▶ **Written problem**
Copy the material below verbatim from the line with "Rebuild this chart" to the line with "from matplotlib.transforms import", both lines included, omitting pictures and every line outside that range.

** Start of Raw records **

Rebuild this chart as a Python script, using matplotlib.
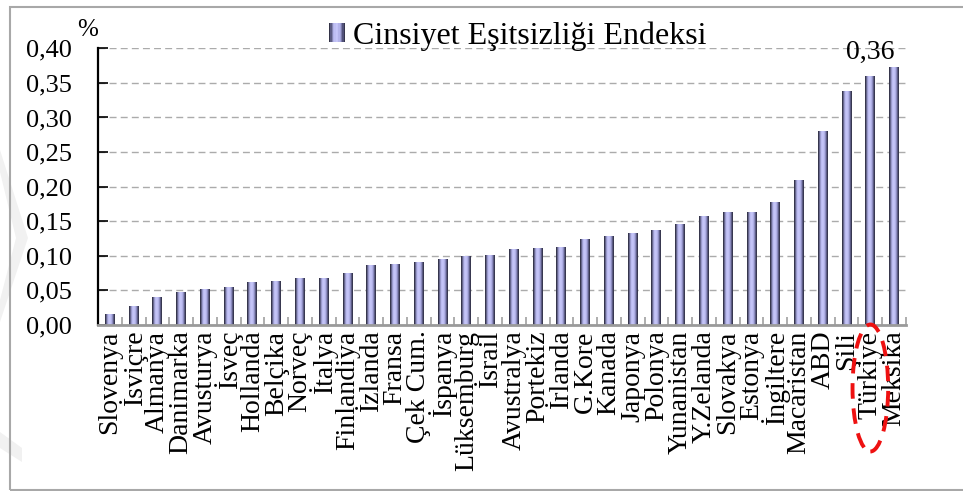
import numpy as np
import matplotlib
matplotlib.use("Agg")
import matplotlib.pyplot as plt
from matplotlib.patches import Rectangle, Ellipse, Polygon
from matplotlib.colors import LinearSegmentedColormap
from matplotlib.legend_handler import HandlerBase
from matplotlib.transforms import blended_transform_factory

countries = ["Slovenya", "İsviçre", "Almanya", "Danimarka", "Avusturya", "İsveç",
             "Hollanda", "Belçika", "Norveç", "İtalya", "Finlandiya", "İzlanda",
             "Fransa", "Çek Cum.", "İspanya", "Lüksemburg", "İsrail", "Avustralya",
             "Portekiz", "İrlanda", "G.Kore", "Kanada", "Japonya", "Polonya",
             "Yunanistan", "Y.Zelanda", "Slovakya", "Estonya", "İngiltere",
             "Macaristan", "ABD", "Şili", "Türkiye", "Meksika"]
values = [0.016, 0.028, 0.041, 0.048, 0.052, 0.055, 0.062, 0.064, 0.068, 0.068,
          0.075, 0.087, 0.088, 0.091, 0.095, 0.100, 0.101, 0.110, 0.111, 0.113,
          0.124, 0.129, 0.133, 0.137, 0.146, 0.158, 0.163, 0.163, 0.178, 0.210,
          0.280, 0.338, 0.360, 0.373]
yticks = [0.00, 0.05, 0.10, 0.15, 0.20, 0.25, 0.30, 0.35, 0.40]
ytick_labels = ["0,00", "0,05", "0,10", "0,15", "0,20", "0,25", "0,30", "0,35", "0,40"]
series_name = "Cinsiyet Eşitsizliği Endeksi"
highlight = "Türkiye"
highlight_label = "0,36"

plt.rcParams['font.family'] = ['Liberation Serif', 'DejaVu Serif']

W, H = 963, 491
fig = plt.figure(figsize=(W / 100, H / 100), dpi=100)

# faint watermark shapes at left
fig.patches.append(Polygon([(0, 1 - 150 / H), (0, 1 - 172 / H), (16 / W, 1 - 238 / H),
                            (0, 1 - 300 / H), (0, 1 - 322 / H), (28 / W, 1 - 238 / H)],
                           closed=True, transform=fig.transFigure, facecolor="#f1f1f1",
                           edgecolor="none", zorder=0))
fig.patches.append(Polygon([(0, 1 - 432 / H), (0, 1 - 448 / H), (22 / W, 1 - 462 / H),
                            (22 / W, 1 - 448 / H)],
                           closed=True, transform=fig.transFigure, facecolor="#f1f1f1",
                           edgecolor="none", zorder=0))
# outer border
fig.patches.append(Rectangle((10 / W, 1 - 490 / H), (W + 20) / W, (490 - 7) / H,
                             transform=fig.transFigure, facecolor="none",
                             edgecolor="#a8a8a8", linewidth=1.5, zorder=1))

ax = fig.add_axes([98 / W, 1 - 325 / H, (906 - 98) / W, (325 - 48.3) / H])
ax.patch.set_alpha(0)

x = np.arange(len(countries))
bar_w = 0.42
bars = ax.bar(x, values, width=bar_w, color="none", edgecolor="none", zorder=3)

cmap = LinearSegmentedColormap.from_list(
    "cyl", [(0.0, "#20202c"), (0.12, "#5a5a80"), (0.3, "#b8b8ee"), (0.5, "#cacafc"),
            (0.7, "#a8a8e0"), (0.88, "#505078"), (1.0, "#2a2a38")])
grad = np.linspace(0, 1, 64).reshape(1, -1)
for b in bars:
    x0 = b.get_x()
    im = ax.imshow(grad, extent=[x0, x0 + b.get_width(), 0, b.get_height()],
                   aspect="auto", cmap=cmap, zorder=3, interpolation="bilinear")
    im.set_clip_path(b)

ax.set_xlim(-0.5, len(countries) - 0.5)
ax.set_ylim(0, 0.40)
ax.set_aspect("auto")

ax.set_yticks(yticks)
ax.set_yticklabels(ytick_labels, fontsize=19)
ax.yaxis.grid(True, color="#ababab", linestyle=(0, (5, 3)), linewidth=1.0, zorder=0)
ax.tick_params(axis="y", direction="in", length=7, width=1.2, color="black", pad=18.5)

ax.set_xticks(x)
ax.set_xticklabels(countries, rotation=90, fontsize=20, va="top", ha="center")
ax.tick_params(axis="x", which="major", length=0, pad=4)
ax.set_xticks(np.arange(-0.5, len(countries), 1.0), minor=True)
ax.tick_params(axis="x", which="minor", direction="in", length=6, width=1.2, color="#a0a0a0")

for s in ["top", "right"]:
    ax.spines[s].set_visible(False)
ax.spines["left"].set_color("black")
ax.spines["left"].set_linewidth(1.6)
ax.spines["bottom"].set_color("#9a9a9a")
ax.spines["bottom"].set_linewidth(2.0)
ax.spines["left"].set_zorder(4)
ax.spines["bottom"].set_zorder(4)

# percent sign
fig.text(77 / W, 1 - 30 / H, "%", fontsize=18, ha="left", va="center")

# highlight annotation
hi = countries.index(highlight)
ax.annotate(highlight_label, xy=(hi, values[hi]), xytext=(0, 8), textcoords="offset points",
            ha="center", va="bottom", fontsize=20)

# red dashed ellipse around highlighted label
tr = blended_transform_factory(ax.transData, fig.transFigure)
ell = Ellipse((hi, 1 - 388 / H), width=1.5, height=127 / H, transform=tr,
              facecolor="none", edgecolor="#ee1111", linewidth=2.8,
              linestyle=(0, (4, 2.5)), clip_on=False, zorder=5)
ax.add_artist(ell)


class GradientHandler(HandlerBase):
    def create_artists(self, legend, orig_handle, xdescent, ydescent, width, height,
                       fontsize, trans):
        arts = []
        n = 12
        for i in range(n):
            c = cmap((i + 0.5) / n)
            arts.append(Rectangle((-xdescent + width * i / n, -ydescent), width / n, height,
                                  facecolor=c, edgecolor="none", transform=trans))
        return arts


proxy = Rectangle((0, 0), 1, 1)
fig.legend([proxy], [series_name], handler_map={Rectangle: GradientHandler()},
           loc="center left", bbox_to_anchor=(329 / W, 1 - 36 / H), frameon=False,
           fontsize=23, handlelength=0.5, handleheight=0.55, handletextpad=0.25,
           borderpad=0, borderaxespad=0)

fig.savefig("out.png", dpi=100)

** End of Raw records **
** Start of Raw records **

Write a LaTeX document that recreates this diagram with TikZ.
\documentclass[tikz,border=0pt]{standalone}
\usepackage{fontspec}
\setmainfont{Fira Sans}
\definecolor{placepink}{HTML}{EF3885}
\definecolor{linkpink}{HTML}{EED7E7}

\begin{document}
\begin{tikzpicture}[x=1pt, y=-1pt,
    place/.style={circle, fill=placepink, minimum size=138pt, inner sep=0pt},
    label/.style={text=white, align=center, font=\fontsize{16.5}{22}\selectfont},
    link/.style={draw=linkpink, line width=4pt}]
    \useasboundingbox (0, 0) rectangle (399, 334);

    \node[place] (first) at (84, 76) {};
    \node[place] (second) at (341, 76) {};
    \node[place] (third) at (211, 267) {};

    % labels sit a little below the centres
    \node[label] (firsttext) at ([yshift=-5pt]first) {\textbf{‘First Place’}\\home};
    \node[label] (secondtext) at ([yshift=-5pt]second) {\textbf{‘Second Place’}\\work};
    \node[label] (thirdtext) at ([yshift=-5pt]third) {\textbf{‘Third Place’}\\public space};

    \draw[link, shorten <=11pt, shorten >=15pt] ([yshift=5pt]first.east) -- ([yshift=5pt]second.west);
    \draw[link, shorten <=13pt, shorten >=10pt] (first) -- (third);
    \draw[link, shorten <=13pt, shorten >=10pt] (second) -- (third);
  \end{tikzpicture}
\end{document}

** End of Raw records **

▶ **Correct result**
Rebuild this chart as a Python script, using matplotlib.
import numpy as np
import matplotlib
matplotlib.use("Agg")
import matplotlib.pyplot as plt
from matplotlib.patches import Rectangle, Ellipse, Polygon
from matplotlib.colors import LinearSegmentedColormap
from matplotlib.legend_handler import HandlerBase
from matplotlib.transforms import blended_transform_factory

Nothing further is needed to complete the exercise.